### PROBLEM STATEMENT
Reproduce the listing below exactly, beginning with its first line and ending with the line that holds "import pandas as pd"; pictures are not part of the copy.

### INFORMATION PROVIDED
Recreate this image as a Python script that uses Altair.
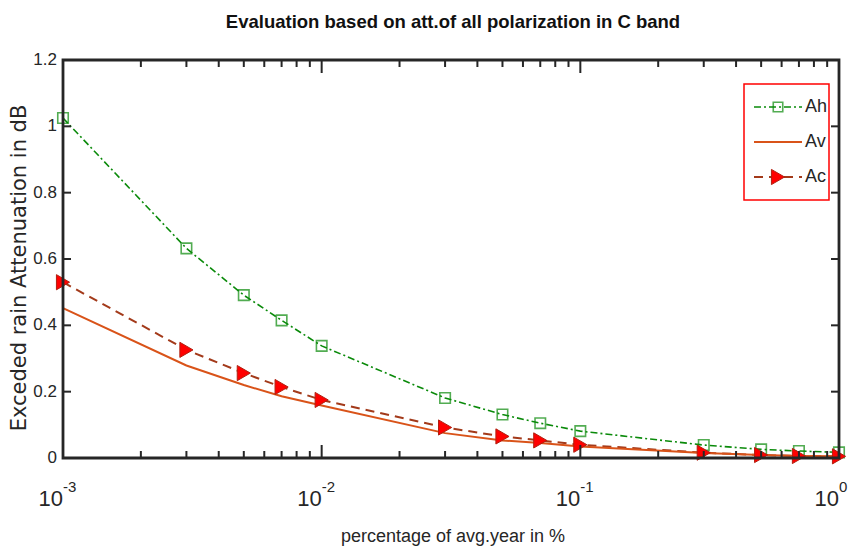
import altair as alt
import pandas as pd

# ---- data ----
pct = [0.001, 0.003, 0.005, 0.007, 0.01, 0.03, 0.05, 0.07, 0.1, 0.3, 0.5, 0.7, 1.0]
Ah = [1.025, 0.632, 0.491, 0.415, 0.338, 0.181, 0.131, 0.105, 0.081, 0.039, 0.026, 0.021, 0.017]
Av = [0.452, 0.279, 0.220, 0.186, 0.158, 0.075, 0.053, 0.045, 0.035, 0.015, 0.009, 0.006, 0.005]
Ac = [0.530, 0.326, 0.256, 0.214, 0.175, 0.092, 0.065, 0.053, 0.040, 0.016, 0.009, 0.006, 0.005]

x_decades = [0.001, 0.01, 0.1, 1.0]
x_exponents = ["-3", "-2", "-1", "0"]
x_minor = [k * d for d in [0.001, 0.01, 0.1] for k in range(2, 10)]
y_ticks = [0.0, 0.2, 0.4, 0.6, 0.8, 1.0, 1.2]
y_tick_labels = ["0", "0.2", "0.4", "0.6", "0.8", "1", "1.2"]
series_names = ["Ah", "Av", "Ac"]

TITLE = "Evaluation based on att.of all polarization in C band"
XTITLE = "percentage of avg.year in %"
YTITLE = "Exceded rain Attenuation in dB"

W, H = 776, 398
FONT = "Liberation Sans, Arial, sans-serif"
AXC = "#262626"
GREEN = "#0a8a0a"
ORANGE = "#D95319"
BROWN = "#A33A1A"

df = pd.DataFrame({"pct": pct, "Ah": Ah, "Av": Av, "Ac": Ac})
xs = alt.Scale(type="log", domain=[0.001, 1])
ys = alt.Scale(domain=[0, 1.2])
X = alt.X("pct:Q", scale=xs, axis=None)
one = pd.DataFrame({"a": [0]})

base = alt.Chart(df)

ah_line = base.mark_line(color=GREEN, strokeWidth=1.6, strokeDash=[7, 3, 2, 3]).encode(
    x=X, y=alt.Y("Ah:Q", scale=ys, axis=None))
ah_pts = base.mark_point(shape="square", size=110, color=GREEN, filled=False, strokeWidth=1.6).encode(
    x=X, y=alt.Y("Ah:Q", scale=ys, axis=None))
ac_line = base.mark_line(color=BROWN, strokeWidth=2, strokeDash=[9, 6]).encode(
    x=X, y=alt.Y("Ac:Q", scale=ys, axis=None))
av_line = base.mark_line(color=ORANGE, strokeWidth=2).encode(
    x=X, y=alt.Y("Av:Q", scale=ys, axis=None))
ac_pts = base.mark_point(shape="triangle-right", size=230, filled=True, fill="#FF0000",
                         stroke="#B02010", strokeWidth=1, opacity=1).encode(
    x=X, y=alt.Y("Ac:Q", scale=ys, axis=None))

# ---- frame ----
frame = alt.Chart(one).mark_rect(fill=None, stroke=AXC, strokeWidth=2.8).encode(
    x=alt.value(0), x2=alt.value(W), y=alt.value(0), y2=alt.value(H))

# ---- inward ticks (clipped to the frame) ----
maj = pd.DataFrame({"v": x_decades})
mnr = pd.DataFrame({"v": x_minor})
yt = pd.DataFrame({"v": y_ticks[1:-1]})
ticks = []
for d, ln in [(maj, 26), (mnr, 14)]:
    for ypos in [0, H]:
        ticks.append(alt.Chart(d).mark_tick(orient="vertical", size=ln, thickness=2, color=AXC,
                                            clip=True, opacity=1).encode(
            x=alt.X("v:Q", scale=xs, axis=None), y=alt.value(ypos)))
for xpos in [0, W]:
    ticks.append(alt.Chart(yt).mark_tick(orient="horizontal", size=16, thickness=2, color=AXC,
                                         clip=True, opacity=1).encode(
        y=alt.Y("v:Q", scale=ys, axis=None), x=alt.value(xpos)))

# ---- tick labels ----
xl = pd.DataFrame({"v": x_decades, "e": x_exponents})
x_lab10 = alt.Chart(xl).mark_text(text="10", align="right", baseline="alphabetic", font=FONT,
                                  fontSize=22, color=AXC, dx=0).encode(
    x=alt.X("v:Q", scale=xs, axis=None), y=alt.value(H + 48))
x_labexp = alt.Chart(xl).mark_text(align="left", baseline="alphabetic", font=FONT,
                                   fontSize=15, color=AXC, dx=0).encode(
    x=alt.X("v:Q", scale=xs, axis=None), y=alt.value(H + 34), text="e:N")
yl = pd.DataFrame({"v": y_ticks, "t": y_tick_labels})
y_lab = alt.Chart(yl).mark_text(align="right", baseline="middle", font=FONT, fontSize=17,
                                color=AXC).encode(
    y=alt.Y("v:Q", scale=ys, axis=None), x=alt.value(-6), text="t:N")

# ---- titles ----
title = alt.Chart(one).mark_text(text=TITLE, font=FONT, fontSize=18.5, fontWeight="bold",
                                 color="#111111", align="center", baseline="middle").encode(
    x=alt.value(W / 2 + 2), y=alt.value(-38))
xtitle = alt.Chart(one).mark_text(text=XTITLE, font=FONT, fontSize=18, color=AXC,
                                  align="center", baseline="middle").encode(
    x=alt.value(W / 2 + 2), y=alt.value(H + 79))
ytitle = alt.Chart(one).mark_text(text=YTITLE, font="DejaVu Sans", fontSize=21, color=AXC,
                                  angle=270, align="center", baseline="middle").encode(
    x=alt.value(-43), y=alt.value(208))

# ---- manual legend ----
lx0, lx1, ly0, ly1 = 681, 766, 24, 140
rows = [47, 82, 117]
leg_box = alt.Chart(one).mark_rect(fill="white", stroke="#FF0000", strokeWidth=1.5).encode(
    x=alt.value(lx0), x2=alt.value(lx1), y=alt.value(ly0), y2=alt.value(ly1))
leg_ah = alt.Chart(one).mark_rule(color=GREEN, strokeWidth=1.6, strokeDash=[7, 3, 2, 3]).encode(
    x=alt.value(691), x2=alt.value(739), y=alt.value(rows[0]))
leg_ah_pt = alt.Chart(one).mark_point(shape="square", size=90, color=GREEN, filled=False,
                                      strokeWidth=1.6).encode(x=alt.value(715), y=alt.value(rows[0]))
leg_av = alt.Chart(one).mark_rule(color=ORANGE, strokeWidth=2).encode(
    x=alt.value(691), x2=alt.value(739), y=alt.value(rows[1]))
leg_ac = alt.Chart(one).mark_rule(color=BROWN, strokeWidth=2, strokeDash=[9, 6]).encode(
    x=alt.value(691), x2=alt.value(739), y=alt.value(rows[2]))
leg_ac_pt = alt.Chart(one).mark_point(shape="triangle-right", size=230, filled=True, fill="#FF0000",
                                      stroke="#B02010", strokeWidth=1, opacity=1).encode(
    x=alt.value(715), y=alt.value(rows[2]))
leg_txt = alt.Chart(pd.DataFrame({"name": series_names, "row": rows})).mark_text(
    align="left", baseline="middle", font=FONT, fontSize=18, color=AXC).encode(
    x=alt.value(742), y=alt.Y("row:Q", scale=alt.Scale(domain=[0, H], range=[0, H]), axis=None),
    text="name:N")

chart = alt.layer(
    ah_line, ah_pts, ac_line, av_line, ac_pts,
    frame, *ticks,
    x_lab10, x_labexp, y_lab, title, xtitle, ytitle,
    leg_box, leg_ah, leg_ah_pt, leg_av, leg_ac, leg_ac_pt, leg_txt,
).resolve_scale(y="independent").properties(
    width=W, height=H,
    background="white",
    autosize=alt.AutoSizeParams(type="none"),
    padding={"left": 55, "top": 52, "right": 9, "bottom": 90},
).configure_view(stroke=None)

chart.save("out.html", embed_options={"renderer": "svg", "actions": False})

### WRITTEN SOLUTION
Recreate this image as a Python script that uses Altair.
import altair as alt
import pandas as pd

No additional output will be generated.